Please transcribe the data that follows without the pictures, keeping every word the same.

» **Data block**
** begin **

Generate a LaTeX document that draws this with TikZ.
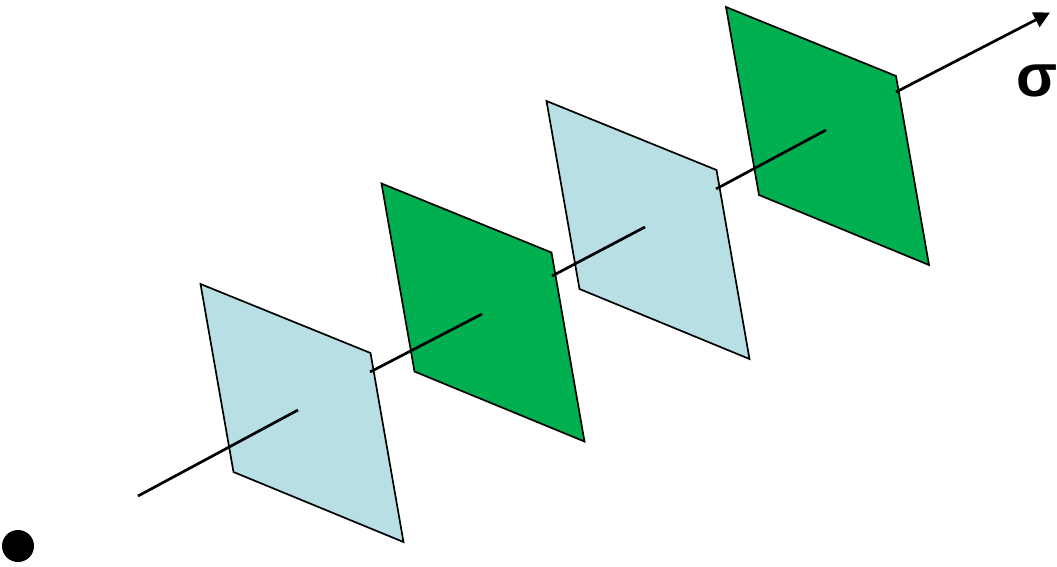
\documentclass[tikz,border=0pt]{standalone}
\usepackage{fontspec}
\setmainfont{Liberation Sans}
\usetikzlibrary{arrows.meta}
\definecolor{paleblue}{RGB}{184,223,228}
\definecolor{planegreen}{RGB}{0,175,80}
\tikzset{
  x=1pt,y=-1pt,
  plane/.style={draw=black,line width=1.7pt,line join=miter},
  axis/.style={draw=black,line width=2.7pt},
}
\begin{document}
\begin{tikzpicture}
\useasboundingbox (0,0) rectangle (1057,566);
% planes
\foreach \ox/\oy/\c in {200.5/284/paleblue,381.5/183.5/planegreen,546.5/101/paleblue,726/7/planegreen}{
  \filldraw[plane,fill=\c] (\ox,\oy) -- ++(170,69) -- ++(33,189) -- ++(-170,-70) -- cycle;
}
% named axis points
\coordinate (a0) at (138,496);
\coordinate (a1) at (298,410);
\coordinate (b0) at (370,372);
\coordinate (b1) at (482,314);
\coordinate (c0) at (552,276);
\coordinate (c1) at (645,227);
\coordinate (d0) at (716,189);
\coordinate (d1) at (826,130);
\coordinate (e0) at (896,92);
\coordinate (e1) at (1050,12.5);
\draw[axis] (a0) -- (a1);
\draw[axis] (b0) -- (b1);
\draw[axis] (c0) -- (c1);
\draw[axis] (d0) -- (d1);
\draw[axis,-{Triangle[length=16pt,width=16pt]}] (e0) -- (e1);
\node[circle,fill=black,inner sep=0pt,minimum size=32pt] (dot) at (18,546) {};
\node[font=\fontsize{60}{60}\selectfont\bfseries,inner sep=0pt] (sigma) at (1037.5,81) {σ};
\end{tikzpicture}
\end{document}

** end **

» **Output below**
Generate a LaTeX document that draws this with TikZ.
\documentclass[tikz,border=0pt]{standalone}
\usepackage{fontspec}
\setmainfont{Liberation Sans}
\usetikzlibrary{arrows.meta}
\definecolor{paleblue}{RGB}{184,223,228}
\definecolor{planegreen}{RGB}{0,175,80}
\tikzset{
  x=1pt,y=-1pt,
  plane/.style={draw=black,line width=1.7pt,line join=miter},
  axis/.style={draw=black,line width=2.7pt},
}
\begin{document}
\begin{tikzpicture}
\useasboundingbox (0,0) rectangle (1057,566);
% planes
\foreach \ox/\oy/\c in {200.5/284/paleblue,381.5/183.5/planegreen,546.5/101/paleblue,726/7/planegreen}{
  \filldraw[plane,fill=\c] (\ox,\oy) -- ++(170,69) -- ++(33,189) -- ++(-170,-70) -- cycle;
}
% named axis points
\coordinate (a0) at (138,496);
\coordinate (a1) at (298,410);
\coordinate (b0) at (370,372);
\coordinate (b1) at (482,314);
\coordinate (c0) at (552,276);
\coordinate (c1) at (645,227);
\coordinate (d0) at (716,189);
\coordinate (d1) at (826,130);
\coordinate (e0) at (896,92);
\coordinate (e1) at (1050,12.5);
\draw[axis] (a0) -- (a1);
\draw[axis] (b0) -- (b1);
\draw[axis] (c0) -- (c1);
\draw[axis] (d0) -- (d1);
\draw[axis,-{Triangle[length=16pt,width=16pt]}] (e0) -- (e1);
\node[circle,fill=black,inner sep=0pt,minimum size=32pt] (dot) at (18,546) {};
\node[font=\fontsize{60}{60}\selectfont\bfseries,inner sep=0pt] (sigma) at (1037.5,81) {σ};
\end{tikzpicture}
\end{document}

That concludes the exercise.